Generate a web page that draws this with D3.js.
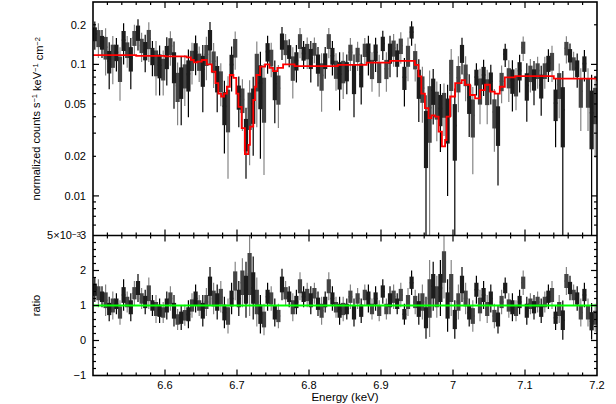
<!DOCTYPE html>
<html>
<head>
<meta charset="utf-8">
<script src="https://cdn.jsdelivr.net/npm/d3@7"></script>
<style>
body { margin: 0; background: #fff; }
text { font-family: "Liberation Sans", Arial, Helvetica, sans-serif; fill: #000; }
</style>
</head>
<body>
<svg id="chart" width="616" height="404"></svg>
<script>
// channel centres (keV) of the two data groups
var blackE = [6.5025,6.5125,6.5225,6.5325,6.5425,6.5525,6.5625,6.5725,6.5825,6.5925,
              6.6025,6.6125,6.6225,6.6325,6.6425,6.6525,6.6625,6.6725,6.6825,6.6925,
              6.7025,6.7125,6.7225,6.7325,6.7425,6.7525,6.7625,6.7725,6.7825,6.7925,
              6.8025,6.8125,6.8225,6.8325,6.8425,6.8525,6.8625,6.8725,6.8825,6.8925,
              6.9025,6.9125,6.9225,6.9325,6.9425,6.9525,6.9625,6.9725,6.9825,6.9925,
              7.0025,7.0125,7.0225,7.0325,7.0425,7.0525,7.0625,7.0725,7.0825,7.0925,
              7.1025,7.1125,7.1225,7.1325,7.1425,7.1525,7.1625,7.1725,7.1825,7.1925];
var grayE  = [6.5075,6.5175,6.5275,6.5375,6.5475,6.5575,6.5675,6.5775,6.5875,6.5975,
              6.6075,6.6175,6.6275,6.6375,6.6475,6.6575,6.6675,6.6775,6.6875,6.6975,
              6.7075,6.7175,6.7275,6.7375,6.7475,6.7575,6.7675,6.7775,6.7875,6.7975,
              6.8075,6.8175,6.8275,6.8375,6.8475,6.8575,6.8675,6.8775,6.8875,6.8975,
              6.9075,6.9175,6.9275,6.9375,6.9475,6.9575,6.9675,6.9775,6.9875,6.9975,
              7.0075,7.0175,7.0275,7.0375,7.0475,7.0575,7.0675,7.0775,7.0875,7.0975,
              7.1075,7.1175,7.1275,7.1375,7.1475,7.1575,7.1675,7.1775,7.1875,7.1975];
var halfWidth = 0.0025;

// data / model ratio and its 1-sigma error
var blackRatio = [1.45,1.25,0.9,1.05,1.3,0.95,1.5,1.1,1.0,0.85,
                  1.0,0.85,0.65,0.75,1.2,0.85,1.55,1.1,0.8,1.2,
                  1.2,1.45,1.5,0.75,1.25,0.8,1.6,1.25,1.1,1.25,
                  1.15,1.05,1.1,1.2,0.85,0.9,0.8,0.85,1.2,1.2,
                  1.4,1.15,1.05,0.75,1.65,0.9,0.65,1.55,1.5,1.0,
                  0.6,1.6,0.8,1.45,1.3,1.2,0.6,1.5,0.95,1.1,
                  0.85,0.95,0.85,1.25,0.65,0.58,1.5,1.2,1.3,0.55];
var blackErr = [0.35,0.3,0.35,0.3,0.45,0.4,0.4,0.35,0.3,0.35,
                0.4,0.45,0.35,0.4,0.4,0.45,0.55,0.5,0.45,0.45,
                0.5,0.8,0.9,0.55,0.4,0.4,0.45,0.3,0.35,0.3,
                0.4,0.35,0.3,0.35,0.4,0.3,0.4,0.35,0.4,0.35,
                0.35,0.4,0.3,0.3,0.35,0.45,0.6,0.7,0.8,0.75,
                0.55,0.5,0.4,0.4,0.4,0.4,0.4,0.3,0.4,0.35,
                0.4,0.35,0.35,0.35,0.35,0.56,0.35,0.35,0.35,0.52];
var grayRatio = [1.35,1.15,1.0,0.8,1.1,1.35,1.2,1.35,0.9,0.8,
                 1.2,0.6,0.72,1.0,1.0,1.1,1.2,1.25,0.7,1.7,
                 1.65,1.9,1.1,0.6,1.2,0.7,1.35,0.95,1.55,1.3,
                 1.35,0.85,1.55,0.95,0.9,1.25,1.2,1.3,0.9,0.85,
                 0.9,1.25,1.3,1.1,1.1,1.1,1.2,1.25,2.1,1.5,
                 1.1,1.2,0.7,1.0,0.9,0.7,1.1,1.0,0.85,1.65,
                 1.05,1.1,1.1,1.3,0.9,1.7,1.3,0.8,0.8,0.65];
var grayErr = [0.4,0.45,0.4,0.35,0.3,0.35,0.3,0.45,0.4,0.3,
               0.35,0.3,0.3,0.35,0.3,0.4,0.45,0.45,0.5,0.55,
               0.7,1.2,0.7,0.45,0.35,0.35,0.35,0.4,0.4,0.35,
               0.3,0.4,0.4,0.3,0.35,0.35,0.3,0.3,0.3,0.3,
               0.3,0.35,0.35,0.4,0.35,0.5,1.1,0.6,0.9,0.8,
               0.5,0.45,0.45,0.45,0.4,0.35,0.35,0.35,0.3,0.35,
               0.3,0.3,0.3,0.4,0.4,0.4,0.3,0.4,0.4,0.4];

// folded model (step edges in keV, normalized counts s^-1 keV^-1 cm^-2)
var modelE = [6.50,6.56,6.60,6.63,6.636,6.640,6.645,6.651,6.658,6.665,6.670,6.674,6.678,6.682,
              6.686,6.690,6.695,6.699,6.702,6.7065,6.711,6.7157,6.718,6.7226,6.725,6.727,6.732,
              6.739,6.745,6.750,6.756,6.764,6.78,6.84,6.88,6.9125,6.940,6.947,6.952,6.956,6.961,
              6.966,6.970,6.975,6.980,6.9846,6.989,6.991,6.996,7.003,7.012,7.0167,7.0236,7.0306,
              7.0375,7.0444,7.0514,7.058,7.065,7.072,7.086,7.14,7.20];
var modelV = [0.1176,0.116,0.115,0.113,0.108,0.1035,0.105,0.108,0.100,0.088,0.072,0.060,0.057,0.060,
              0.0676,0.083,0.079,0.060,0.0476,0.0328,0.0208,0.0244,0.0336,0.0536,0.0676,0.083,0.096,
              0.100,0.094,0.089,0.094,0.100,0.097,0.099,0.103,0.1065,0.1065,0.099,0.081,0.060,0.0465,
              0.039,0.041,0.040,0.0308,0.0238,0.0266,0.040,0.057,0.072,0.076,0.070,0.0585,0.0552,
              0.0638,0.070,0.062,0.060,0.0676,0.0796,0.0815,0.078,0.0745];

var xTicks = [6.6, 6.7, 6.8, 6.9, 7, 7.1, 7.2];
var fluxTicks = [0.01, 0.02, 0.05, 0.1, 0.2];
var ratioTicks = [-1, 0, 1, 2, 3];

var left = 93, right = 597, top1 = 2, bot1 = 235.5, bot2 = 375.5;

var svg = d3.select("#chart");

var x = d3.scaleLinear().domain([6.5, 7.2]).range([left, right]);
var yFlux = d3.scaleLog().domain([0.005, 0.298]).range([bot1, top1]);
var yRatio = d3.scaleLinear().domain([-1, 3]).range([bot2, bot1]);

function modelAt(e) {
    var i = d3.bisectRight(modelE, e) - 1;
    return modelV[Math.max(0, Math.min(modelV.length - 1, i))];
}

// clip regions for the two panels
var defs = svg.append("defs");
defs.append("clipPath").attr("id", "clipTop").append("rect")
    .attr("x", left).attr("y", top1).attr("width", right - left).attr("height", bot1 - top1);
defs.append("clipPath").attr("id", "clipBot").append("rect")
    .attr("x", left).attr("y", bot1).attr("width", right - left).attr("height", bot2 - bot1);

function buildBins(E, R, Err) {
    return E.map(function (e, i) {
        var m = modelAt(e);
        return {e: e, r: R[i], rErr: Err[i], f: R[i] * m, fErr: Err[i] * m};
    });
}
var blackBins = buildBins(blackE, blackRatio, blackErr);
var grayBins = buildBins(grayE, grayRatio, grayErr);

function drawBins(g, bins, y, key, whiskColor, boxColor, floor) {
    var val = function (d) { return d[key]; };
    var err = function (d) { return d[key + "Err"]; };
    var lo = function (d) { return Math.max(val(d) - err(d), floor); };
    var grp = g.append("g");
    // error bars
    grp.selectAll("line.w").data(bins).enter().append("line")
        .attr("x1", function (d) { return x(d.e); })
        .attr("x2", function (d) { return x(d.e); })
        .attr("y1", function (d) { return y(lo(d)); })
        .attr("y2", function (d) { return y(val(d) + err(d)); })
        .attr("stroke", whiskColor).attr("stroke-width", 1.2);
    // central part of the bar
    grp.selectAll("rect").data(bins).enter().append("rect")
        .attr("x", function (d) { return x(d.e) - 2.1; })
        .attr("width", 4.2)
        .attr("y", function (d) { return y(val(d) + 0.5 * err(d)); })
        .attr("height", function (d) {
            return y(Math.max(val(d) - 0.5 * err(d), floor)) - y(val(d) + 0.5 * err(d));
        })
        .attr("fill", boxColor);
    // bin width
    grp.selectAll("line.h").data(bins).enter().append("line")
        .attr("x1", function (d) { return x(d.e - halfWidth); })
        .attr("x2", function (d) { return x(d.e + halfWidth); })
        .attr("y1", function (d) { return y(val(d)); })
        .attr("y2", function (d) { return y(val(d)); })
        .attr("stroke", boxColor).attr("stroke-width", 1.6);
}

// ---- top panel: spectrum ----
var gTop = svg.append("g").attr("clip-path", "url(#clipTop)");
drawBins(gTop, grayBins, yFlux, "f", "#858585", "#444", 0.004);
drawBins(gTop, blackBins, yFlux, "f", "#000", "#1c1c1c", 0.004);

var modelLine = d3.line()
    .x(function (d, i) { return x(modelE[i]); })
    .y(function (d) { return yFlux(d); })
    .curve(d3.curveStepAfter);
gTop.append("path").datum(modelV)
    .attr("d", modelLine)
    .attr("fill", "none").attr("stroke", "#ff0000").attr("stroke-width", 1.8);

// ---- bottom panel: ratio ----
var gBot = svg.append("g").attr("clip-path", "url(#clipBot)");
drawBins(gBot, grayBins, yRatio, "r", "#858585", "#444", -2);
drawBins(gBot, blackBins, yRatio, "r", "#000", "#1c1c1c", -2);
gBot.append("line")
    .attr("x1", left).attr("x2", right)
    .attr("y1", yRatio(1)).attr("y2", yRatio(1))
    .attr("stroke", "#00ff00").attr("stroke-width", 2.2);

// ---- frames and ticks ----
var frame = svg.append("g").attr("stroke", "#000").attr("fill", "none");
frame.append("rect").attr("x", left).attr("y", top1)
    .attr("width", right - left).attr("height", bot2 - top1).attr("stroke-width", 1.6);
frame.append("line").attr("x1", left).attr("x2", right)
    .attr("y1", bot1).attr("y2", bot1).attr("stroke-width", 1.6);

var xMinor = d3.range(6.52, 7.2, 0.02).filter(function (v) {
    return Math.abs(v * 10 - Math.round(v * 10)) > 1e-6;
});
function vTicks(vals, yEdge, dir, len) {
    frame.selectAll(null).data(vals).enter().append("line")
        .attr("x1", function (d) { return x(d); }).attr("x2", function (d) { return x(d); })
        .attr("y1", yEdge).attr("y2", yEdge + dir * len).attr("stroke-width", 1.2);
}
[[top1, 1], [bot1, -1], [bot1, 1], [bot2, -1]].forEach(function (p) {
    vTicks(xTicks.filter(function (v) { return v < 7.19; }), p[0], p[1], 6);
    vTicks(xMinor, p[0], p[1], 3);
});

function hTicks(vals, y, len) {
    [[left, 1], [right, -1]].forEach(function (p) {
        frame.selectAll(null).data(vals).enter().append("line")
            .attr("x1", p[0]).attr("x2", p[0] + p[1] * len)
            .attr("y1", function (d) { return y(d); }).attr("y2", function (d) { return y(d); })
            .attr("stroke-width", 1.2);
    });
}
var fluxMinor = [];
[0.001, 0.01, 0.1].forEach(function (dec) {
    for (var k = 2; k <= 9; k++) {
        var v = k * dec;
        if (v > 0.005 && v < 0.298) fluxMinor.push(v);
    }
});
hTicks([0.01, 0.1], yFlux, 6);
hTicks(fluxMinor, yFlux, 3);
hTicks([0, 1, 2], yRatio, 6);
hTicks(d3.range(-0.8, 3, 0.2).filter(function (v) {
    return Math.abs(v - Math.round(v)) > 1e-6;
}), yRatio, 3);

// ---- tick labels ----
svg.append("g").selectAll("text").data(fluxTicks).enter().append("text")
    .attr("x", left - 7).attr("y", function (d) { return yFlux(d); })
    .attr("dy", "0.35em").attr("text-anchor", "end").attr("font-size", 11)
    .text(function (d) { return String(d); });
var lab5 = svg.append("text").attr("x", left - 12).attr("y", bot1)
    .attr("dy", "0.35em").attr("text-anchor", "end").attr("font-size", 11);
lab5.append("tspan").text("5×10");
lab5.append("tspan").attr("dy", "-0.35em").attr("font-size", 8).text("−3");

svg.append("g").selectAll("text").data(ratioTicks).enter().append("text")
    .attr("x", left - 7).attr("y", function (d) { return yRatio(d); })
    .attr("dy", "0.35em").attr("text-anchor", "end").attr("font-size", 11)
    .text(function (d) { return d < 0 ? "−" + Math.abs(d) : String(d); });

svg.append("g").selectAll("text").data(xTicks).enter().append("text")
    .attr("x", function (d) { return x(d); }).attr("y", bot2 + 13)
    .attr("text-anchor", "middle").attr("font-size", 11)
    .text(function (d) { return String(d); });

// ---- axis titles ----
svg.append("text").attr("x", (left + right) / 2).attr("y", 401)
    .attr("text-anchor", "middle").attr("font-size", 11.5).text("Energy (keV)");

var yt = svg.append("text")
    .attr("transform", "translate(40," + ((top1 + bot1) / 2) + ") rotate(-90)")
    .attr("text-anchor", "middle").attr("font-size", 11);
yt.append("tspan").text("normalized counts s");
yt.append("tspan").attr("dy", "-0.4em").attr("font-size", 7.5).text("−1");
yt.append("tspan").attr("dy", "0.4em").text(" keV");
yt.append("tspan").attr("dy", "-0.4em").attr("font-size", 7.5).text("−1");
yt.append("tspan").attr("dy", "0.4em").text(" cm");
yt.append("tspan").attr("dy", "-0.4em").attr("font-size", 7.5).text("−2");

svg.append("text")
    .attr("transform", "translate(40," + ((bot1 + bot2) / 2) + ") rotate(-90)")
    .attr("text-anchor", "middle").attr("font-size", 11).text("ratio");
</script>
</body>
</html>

--

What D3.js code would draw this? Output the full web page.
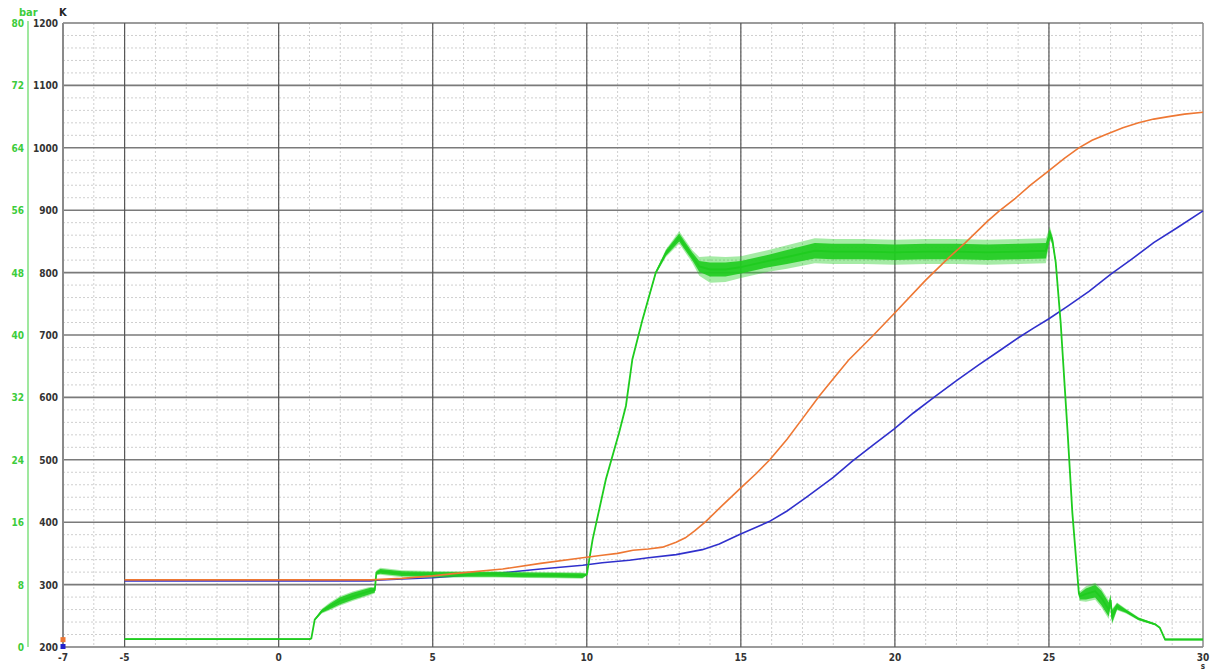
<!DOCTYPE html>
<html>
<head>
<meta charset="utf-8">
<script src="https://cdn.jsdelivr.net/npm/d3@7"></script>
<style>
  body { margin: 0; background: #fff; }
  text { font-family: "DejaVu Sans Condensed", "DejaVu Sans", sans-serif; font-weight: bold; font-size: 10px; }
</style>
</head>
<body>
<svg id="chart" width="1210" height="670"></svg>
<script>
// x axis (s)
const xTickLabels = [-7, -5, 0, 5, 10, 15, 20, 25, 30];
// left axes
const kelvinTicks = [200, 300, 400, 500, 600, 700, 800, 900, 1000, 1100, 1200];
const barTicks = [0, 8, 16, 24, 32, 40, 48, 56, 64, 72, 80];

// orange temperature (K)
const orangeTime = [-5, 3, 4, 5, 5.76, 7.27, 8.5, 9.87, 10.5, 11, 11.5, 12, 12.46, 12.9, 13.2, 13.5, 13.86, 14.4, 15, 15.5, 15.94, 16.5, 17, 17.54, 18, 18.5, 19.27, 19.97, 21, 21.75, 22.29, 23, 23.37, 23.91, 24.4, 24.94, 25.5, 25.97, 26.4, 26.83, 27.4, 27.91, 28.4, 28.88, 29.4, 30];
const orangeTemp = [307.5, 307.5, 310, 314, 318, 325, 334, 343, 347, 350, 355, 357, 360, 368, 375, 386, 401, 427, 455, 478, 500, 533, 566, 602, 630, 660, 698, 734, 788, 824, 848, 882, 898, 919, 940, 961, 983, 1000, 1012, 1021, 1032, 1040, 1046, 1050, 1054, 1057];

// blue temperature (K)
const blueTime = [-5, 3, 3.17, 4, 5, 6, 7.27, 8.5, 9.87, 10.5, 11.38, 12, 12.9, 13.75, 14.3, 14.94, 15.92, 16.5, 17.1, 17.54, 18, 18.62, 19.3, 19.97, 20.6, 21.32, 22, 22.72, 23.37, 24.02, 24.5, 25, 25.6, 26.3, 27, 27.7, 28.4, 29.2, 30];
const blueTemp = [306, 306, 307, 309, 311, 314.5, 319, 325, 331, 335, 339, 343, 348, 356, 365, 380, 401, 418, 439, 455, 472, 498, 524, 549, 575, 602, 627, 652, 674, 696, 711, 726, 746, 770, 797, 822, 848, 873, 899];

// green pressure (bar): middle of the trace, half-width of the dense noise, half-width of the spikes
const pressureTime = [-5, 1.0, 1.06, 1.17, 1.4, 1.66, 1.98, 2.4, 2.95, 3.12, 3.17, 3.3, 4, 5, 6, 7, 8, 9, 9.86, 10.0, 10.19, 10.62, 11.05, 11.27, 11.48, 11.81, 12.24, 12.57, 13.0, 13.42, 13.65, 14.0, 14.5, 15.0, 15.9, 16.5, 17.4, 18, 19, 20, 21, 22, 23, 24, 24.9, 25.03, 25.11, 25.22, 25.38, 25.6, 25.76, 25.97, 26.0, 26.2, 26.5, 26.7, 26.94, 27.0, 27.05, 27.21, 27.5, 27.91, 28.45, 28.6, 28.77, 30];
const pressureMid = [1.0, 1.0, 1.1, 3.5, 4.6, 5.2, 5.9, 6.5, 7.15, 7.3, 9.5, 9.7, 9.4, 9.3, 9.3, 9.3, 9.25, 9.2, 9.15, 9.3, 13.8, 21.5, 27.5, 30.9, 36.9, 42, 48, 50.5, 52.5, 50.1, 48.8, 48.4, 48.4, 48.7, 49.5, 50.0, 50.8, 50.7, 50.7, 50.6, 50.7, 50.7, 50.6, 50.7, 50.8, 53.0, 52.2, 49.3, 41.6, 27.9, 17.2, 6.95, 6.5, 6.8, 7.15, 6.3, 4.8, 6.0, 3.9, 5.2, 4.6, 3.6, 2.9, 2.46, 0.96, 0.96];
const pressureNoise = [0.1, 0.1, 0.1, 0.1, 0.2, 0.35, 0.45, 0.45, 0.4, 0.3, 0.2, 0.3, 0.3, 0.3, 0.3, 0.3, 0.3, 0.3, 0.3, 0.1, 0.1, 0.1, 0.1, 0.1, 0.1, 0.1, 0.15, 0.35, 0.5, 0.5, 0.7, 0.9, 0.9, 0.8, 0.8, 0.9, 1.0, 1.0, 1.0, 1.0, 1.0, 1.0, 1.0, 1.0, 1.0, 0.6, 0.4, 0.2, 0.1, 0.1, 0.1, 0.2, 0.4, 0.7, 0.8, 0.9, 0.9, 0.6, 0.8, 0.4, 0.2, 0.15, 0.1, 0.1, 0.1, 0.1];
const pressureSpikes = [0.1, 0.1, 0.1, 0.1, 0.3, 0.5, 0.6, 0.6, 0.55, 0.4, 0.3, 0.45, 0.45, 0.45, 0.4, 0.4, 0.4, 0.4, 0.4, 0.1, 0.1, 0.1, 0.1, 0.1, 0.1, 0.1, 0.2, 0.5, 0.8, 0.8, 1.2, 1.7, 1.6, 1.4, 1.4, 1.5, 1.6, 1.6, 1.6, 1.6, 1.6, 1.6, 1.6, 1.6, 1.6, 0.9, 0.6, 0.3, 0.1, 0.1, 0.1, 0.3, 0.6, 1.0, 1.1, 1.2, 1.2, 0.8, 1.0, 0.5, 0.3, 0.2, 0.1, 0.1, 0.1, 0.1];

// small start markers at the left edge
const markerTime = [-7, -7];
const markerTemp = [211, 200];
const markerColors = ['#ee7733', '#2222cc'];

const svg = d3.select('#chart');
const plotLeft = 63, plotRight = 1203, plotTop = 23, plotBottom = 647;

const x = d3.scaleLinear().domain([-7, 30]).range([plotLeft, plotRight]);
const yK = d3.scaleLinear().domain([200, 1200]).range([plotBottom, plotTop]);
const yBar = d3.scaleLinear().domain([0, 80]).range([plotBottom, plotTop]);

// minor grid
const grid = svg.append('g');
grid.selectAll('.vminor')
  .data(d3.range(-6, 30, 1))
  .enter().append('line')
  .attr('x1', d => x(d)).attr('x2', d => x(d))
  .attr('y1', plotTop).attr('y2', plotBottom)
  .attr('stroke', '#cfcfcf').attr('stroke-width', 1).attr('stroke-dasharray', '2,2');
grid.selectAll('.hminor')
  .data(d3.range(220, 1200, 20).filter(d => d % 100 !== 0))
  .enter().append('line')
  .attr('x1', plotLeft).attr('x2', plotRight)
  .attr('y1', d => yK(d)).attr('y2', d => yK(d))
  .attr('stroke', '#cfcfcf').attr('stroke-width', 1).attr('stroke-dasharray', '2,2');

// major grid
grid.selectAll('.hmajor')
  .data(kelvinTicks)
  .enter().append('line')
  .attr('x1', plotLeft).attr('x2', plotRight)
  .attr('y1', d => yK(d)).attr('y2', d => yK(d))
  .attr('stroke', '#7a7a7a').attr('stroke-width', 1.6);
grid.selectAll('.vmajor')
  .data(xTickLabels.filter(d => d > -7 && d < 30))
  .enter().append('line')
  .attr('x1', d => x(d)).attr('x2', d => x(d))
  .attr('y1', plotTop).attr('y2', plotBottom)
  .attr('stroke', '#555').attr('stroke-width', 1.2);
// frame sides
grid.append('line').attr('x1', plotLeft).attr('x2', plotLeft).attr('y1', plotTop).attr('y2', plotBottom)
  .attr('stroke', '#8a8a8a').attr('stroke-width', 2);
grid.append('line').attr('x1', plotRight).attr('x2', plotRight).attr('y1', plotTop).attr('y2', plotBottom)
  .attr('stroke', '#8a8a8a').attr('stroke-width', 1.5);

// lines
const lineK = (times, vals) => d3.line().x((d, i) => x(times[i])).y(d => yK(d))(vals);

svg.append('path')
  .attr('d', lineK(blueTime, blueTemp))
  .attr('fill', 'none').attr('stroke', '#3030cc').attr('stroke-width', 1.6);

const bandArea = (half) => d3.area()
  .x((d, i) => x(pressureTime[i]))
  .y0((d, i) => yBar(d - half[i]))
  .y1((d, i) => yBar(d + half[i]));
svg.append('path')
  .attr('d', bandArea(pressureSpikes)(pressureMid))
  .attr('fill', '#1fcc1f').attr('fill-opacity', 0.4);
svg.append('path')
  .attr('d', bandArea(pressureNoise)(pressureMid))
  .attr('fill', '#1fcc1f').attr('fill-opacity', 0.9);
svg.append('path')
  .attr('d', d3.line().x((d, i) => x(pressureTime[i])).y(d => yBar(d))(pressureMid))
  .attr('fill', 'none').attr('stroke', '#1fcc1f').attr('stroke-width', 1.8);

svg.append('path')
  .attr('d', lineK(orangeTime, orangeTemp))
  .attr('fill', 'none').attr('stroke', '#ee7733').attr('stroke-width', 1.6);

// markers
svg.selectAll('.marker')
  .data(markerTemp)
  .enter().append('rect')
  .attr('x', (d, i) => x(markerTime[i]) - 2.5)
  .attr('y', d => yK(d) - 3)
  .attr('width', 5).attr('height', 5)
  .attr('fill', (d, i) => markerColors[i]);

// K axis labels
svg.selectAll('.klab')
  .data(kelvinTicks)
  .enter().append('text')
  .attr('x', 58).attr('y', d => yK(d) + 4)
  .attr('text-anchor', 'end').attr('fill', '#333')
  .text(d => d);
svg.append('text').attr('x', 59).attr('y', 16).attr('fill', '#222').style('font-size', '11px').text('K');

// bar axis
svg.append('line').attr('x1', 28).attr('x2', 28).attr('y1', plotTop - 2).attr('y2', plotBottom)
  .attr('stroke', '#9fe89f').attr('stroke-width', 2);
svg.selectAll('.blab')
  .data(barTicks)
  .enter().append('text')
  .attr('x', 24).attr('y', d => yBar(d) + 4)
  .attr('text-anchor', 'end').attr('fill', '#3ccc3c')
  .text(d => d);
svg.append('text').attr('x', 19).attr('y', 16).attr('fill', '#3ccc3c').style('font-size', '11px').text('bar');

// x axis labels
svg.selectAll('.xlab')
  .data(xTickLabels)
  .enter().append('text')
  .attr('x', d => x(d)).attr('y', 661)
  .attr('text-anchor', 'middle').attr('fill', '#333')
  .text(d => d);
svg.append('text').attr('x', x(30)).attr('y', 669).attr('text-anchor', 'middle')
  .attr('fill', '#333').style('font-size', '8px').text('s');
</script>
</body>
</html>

**Work instructions**:
Repeat exactly, and only, the lines from the one containing "What D3.js code" through the one containing "1050, 1054, 1057];", both included, without the pictures.

**Finished exercise**:
What D3.js code would draw this? Output the full web page.
<!DOCTYPE html>
<html>
<head>
<meta charset="utf-8">
<script src="https://cdn.jsdelivr.net/npm/d3@7"></script>
<style>
  body { margin: 0; background: #fff; }
  text { font-family: "DejaVu Sans Condensed", "DejaVu Sans", sans-serif; font-weight: bold; font-size: 10px; }
</style>
</head>
<body>
<svg id="chart" width="1210" height="670"></svg>
<script>
// x axis (s)
const xTickLabels = [-7, -5, 0, 5, 10, 15, 20, 25, 30];
// left axes
const kelvinTicks = [200, 300, 400, 500, 600, 700, 800, 900, 1000, 1100, 1200];
const barTicks = [0, 8, 16, 24, 32, 40, 48, 56, 64, 72, 80];

// orange temperature (K)
const orangeTime = [-5, 3, 4, 5, 5.76, 7.27, 8.5, 9.87, 10.5, 11, 11.5, 12, 12.46, 12.9, 13.2, 13.5, 13.86, 14.4, 15, 15.5, 15.94, 16.5, 17, 17.54, 18, 18.5, 19.27, 19.97, 21, 21.75, 22.29, 23, 23.37, 23.91, 24.4, 24.94, 25.5, 25.97, 26.4, 26.83, 27.4, 27.91, 28.4, 28.88, 29.4, 30];
const orangeTemp = [307.5, 307.5, 310, 314, 318, 325, 334, 343, 347, 350, 355, 357, 360, 368, 375, 386, 401, 427, 455, 478, 500, 533, 566, 602, 630, 660, 698, 734, 788, 824, 848, 882, 898, 919, 940, 961, 983, 1000, 1012, 1021, 1032, 1040, 1046, 1050, 1054, 1057];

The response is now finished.